How was the Aston Martin?


----------



## Southbound33 (Jul 13, 2015)

waday said:


> How was the Aston Martin?



It was ok. More of a status symbol than a true sports car. Still a fun ride


----------



## waday (Jul 13, 2015)

Southbound33 said:


> waday said:
> 
> 
> > How was the Aston Martin?
> ...


I'd take the Aston Martin over the others any day of the week.


----------



## Southbound33 (Jul 13, 2015)

waday said:


> Southbound33 said:
> 
> 
> > waday said:
> ...



Dont get me wrong, Astons are amazing cars. But after you drive the Ferrari F430 its a bit hard to think about anything else. All in all it comes down to personal preference. The Aston felt like a plush leather couch full of bells and whistles, while the others were all about getting down and dirty on the track with the focus on driving skills, pure adrenaline.


----------



## waday (Jul 13, 2015)

Southbound33 said:


> The Aston felt like a plush leather couch full of bells and whistles


Understood. Considering how slow I drive, that is exactly what I want, haha.


----------



## jl1975 (Jul 13, 2015)

Jealous, so very, very jealous right now.


----------



## BananaRepublic (Jul 14, 2015)

Southbound33 said:


> They keep the interiors to a bare minimum for weight savings. The woman in the back is taking a picture. Yes, the pictures have glare...... I am very, very sorry. It was a thrill to drive the machines. The Lambo was the biggest letdown, and the Nissan GT-R blew my socks off.

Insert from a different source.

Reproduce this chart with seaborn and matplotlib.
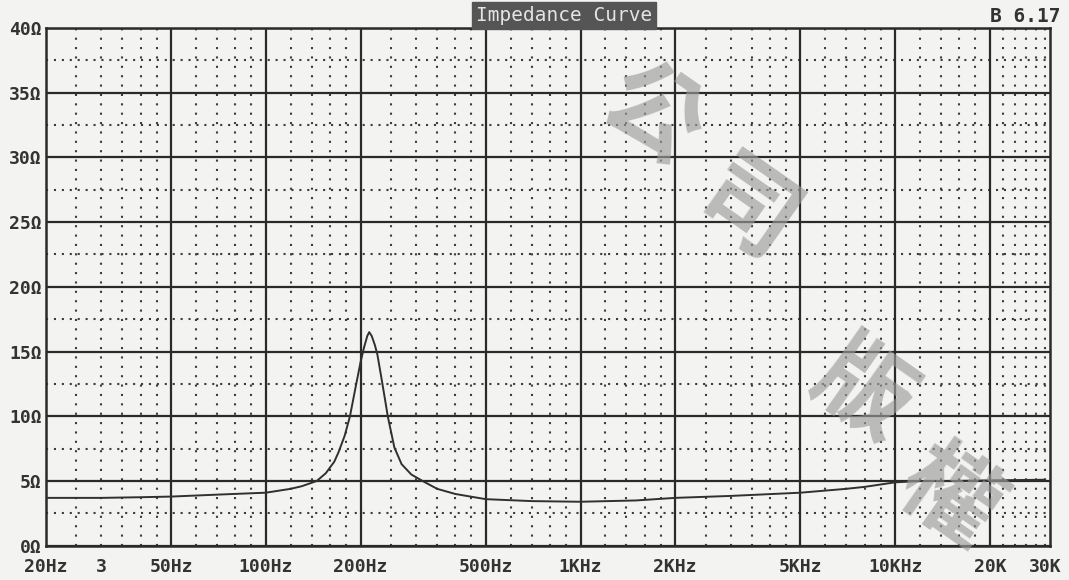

The Lambo is an Audi really. The Nissans acceleration can't be beaten by much and the 4wd keeps it glued down


----------



## Southbound33 (Jul 14, 2015)

BananaRepublic said:


> Southbound33 said:
> 
> 
> > They keep the interiors to a bare minimum for weight savings. The woman in the back is taking a picture. Yes, the pictures have glare...... I am very, very sorry. It was a thrill to drive the machines. The Lambo was the biggest letdown, and the Nissan GT-R blew my socks off.
> ...



Agreed. The GTR was a go kart on steroids


----------



## waday (Jul 14, 2015)

BananaRepublic said:


> The Lambo is an Audi really




Yes, or a Volkswagen. You could also say that Bentleys, Bugattis, or Porsches are  just VWs, but not many do. Just because it's a parent company, doesn't mean it's not a decent car.


----------